■ **TASK STATEMENT**
Print the listing from its top line through the line containing "(0,0) rectangle (987,648);", nothing more, and leave out the pictures.

■ **DATA SECTION**
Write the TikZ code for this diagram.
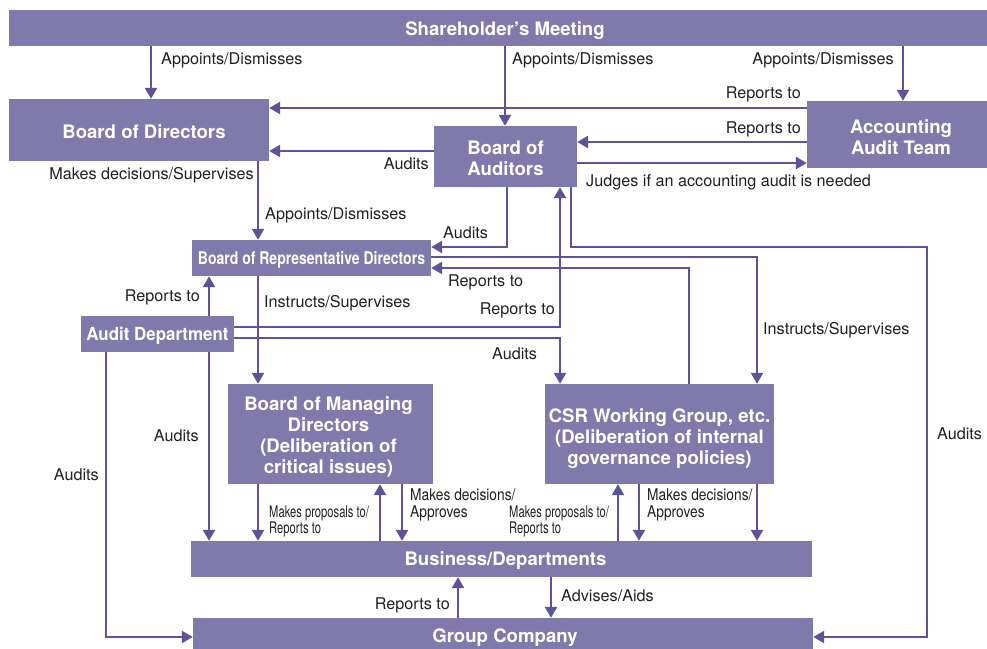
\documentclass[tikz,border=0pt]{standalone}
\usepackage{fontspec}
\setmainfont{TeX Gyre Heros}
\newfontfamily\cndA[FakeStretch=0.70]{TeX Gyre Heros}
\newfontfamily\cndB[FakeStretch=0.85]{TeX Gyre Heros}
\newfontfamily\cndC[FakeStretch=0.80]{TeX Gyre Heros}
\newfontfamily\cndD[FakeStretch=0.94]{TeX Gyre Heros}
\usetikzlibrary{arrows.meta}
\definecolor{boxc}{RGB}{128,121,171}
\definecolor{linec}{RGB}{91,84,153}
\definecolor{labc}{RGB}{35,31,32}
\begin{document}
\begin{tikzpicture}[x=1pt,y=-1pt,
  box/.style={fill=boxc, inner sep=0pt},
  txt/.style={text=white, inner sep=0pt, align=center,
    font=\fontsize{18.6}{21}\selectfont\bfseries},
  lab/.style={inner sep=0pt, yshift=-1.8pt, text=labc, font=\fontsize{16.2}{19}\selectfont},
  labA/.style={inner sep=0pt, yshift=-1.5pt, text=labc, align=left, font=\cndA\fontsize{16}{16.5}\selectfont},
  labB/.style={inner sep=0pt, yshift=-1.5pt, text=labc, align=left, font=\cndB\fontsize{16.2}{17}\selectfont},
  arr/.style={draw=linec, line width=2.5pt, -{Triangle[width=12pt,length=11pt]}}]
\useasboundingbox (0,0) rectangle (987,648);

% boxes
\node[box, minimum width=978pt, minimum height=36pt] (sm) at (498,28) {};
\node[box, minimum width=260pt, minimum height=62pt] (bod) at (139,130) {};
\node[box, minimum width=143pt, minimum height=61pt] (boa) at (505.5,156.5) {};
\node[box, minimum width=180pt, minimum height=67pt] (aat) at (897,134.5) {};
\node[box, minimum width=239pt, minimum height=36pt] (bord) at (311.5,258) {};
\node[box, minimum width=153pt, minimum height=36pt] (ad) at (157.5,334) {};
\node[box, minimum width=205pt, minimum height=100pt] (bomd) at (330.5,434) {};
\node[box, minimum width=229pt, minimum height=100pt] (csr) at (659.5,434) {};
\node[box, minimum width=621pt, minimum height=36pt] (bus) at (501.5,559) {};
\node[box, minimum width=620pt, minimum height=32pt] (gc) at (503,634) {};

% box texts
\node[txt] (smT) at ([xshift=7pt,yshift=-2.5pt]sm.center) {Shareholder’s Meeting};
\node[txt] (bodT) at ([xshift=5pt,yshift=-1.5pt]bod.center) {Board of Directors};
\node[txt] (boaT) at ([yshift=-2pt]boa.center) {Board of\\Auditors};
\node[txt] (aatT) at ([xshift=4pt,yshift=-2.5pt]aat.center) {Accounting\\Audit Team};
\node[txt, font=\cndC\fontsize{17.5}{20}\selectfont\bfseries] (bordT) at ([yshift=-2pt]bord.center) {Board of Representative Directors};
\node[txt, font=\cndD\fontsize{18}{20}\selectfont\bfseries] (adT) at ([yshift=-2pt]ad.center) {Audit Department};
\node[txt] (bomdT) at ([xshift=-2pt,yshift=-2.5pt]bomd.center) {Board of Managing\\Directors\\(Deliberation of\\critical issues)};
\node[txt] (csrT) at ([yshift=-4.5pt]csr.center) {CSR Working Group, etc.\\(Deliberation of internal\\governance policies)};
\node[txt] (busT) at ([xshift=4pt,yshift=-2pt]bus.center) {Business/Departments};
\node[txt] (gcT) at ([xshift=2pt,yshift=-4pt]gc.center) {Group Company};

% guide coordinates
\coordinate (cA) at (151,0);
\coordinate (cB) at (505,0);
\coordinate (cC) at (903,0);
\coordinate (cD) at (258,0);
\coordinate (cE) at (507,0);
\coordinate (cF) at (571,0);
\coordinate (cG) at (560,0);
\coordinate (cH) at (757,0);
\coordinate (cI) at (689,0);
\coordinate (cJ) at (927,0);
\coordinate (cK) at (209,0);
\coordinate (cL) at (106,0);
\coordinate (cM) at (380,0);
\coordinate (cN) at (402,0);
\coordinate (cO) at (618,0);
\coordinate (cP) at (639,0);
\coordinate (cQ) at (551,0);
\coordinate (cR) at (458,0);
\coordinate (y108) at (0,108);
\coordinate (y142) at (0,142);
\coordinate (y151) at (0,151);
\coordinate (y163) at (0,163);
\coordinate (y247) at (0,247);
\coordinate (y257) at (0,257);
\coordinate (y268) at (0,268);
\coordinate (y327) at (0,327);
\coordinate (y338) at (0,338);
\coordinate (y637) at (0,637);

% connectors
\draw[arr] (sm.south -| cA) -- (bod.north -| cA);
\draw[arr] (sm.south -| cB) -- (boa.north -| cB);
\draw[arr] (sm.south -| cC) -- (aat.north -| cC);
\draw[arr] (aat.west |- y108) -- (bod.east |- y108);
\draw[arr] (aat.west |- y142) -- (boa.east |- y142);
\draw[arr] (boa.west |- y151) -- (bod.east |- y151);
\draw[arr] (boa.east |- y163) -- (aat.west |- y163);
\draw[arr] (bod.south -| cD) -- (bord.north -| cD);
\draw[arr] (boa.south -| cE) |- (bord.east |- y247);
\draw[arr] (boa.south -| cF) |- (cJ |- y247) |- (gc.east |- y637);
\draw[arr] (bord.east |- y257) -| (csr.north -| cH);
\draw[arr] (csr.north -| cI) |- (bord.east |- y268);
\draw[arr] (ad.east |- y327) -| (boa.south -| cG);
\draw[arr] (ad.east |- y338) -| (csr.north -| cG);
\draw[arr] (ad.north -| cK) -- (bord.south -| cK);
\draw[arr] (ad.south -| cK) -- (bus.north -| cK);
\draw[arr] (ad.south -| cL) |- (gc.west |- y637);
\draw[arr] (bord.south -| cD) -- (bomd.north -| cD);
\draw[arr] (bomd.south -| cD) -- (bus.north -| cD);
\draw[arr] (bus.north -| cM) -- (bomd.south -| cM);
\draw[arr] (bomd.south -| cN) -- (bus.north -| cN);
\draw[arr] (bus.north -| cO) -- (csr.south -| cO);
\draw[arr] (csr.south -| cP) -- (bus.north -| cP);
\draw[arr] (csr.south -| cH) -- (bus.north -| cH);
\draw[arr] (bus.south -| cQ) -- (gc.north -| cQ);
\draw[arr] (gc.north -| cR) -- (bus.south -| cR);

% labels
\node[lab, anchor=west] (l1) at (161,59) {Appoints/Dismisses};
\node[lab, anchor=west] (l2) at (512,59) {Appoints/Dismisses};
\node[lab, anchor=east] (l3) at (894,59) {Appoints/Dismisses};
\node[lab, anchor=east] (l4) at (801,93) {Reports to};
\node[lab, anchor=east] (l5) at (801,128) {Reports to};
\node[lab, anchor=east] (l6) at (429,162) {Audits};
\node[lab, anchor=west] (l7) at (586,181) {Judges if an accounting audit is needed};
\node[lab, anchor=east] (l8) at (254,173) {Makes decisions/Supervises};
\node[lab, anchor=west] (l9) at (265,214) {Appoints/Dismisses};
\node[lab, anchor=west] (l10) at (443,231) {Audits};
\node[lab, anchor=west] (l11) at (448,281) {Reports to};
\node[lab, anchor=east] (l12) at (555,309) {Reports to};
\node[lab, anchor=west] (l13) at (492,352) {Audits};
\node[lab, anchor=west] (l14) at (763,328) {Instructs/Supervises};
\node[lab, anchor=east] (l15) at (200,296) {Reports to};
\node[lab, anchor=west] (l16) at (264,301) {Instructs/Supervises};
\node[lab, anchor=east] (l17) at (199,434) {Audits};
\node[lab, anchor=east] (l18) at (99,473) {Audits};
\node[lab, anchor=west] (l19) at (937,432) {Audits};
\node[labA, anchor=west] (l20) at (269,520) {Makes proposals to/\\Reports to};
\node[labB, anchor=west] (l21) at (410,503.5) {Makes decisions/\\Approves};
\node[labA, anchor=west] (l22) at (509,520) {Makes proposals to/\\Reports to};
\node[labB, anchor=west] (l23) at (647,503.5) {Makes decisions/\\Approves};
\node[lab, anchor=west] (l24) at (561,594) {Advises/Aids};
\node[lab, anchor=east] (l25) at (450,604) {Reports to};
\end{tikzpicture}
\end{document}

■ **EXPECTED ANSWER**
Write the TikZ code for this diagram.
\documentclass[tikz,border=0pt]{standalone}
\usepackage{fontspec}
\setmainfont{TeX Gyre Heros}
\newfontfamily\cndA[FakeStretch=0.70]{TeX Gyre Heros}
\newfontfamily\cndB[FakeStretch=0.85]{TeX Gyre Heros}
\newfontfamily\cndC[FakeStretch=0.80]{TeX Gyre Heros}
\newfontfamily\cndD[FakeStretch=0.94]{TeX Gyre Heros}
\usetikzlibrary{arrows.meta}
\definecolor{boxc}{RGB}{128,121,171}
\definecolor{linec}{RGB}{91,84,153}
\definecolor{labc}{RGB}{35,31,32}
\begin{document}
\begin{tikzpicture}[x=1pt,y=-1pt,
  box/.style={fill=boxc, inner sep=0pt},
  txt/.style={text=white, inner sep=0pt, align=center,
    font=\fontsize{18.6}{21}\selectfont\bfseries},
  lab/.style={inner sep=0pt, yshift=-1.8pt, text=labc, font=\fontsize{16.2}{19}\selectfont},
  labA/.style={inner sep=0pt, yshift=-1.5pt, text=labc, align=left, font=\cndA\fontsize{16}{16.5}\selectfont},
  labB/.style={inner sep=0pt, yshift=-1.5pt, text=labc, align=left, font=\cndB\fontsize{16.2}{17}\selectfont},
  arr/.style={draw=linec, line width=2.5pt, -{Triangle[width=12pt,length=11pt]}}]
\useasboundingbox (0,0) rectangle (987,648);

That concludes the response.